- Theatrical release poster
- Directed by: Jaiiddev
- Written by: Jaiiddev
- Produced by: Naveen Rajan
- Starring: Bhavana; Ganesh Venkatraman; Priya Venkat; Jayaprakash; Sriranjini;
- Cinematography: Gautham G
- Edited by: Athul Vijay
- Music by: Varun Unni
- Production company: June Dreams Studios
- Distributed by: Sapphire Studios
- Release date: 28 March 2025;
- Country: India
- Language: Tamil

= The Door (2025 film) =

2025 Tamil film by Jaiiddev

The Door is a 2025 Indian Tamil-language horror thriller film starring Bhavana in the lead role, written and directed by her brother Jaiiddev and produced by her husband Naveen Rajan under June Dreams Studios banner. The film also stars Ganesh Venkatraman, Jayaprakash, Nandu, Sriranjini, Kapil Velavan, Gireesh, Priya Venkat, Ramesh Arumugam, Sindhoori, Sangeetha and others in important roles.
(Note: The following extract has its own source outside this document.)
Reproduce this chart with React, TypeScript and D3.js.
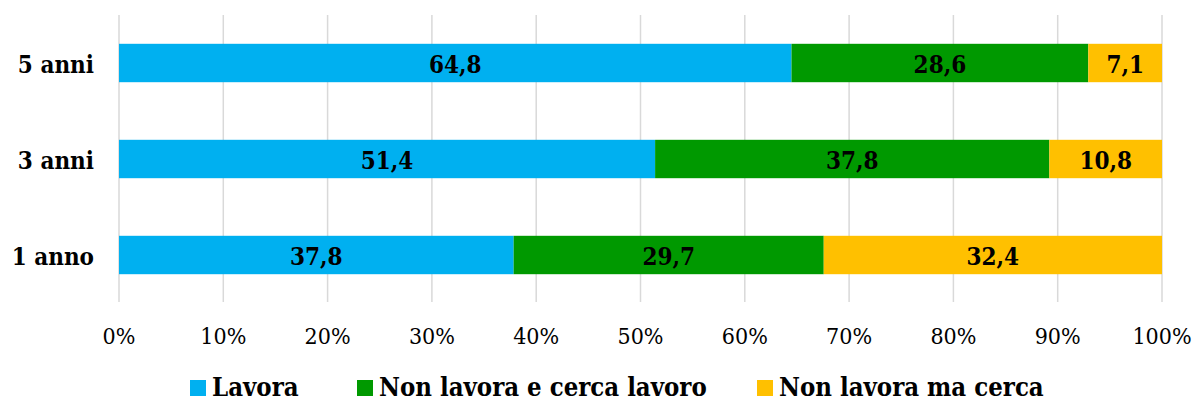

The Door released in theatres on 28 March 2025 and became a commercial failure.

== Production ==
On 6 June 2023, coinciding with Bhavana's 37th birthday, an announcement about her 86th film which is to be written and directed by her brother Jaiiddev titled The Door was made. The film marks her return to Tamil cinema who was last seen in Ajith Kumar starrer film Aasal (2010), which released 13 years ago, during announcement. The horror-thriller film is produced by Bhavana's husband Naveen Rajan under June Dreams Studios banner, and the technical team consists of cinematographer Gautham G, editor Athul Vijay and music composer Varun Unni. Apart from Bhavana, the film also features Ganesh Venkatraman, Jayaprakash, Sriranjini, Nandhu, Kapil Velavan, Priya Venkat, Ramesh Arumugam, Sindhoori, Sangeetha and others in supporting roles.

== Release ==
The Door released in theatres on 28 March 2025 in Tamil, along with its dubbed versions in Kannada, Malayalam, Hindi and Telugu languages.

== Reception ==
A critic of Dinamalar rated the film 2.75/5 stars, praising the twists, interesting screenplay while criticizing the horror scenes for not being able to convey any kind of fear to the audience. Abhinav Subramanian of The Times of India gave 2/5 stars and wrote "In Jaiiddev's The Door, the most terrifying presence isn't actually in the movie; it's the creeping realisation you've seen this exact spectral blueprint many times before. The result is a two-hour séance that isn't slow-burn horror but simply... slow." A critic of Maalai Malar rated the film 2/5 stars, praising the performances of the actors and cinematography while criticizing the lack of horror elements, visuals and the excessive noise. A critic of Cinema Vikatan reviewed the film by lauding the few investigative scenes in the second half, while criticizing the screenplay, music, background score, illogical sequences and the preliminary level graphic works.